Collection: Slave Trade Records from Liverpool, 1754–1792    Volumes    The Tuohy papers

The documents pertaining to David Tuohy are those of an Irishman who spent fourteen years in the African trade, including the captaincy of four slave voyages between 1765 and 1769 and part-ownership of ten Liverpool slave ships from 1772 to 1786. Tuohy married in Liverpool in 1768 and settled there in 1771. After his experience as a captain of slave vessels, he settled down as a merchant on Merseyside. In Gore’s Liverpool Directory for 1781, he is described as a merchant resident at 48 Old Hall Street.
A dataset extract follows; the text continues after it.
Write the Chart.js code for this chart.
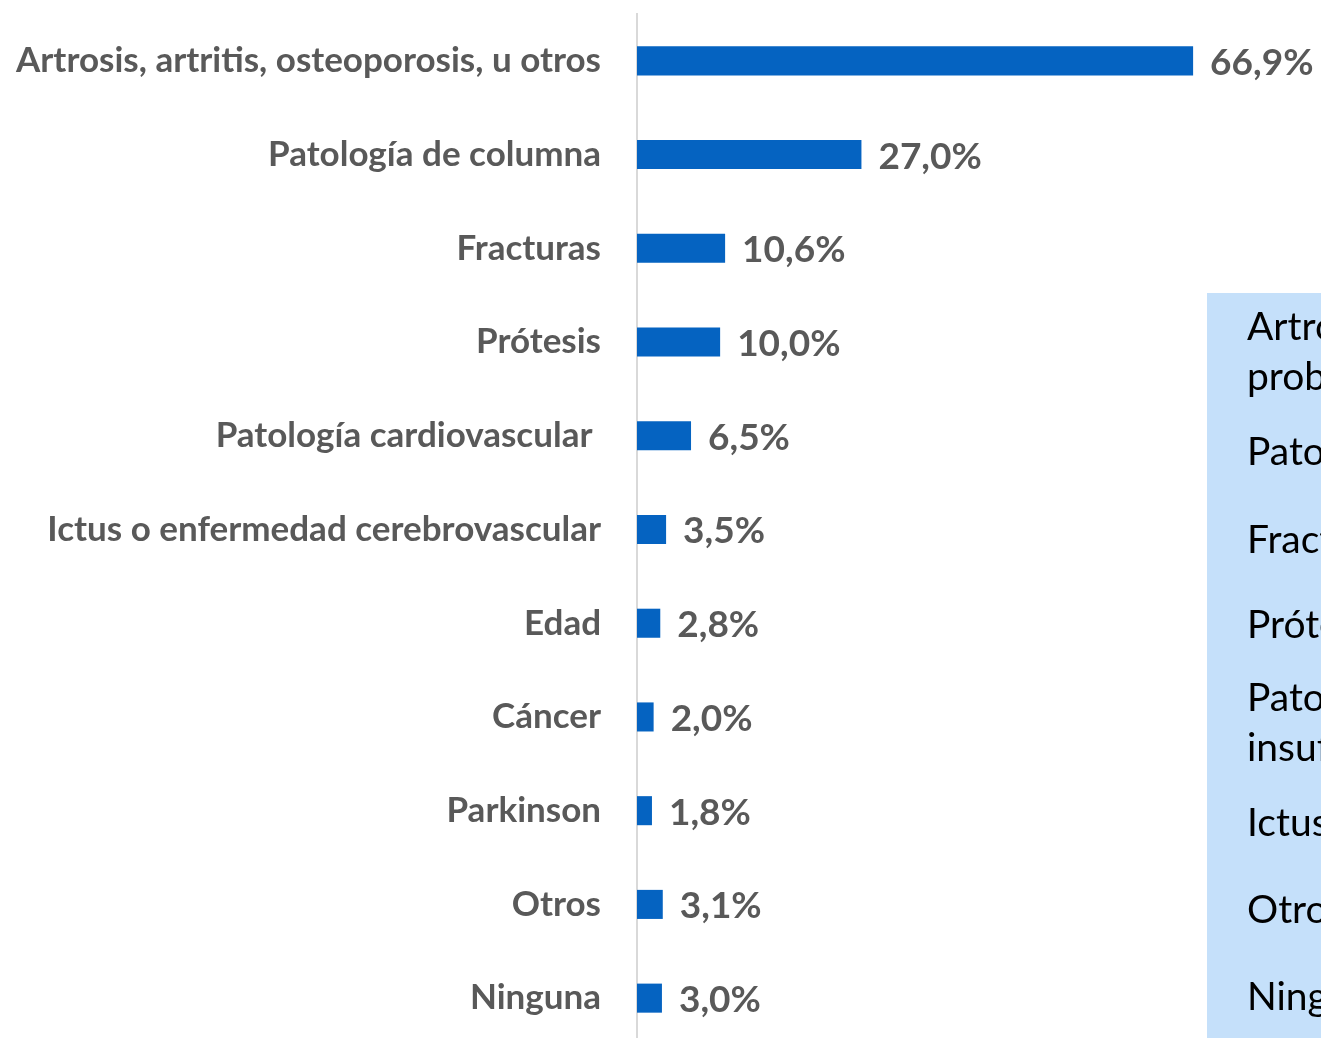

His correspondence indicates that he conducted trade between Liverpool and Ireland,  importing beef, butter and tallow, and exported beer, cheese, and salt. He also remained active in the transatlantic slave trade. Tuohy participated in voyages where he could spread his investment among other partners, as in the voyage of the Brig Nancy in 1774, in which he held a one-sixth share (380 TUO/4/7). His ventures in the triangular slave trade involved sending ships to the Windward, Ivory and Gold coasts, the Bight of Benin, and especially Angola, and then selling Africans at Jamaica, Barbados, St. Kitts, Antigua, Dominica, and Grenada. Tuohy had few mercantile contacts on the North American continent apart from in Charleston, South Carolina. He probably died in the late 1780s or early 1790s; the last mention of him in these papers is a letter addressed to him dated September 1788 (380 TUO/6/4).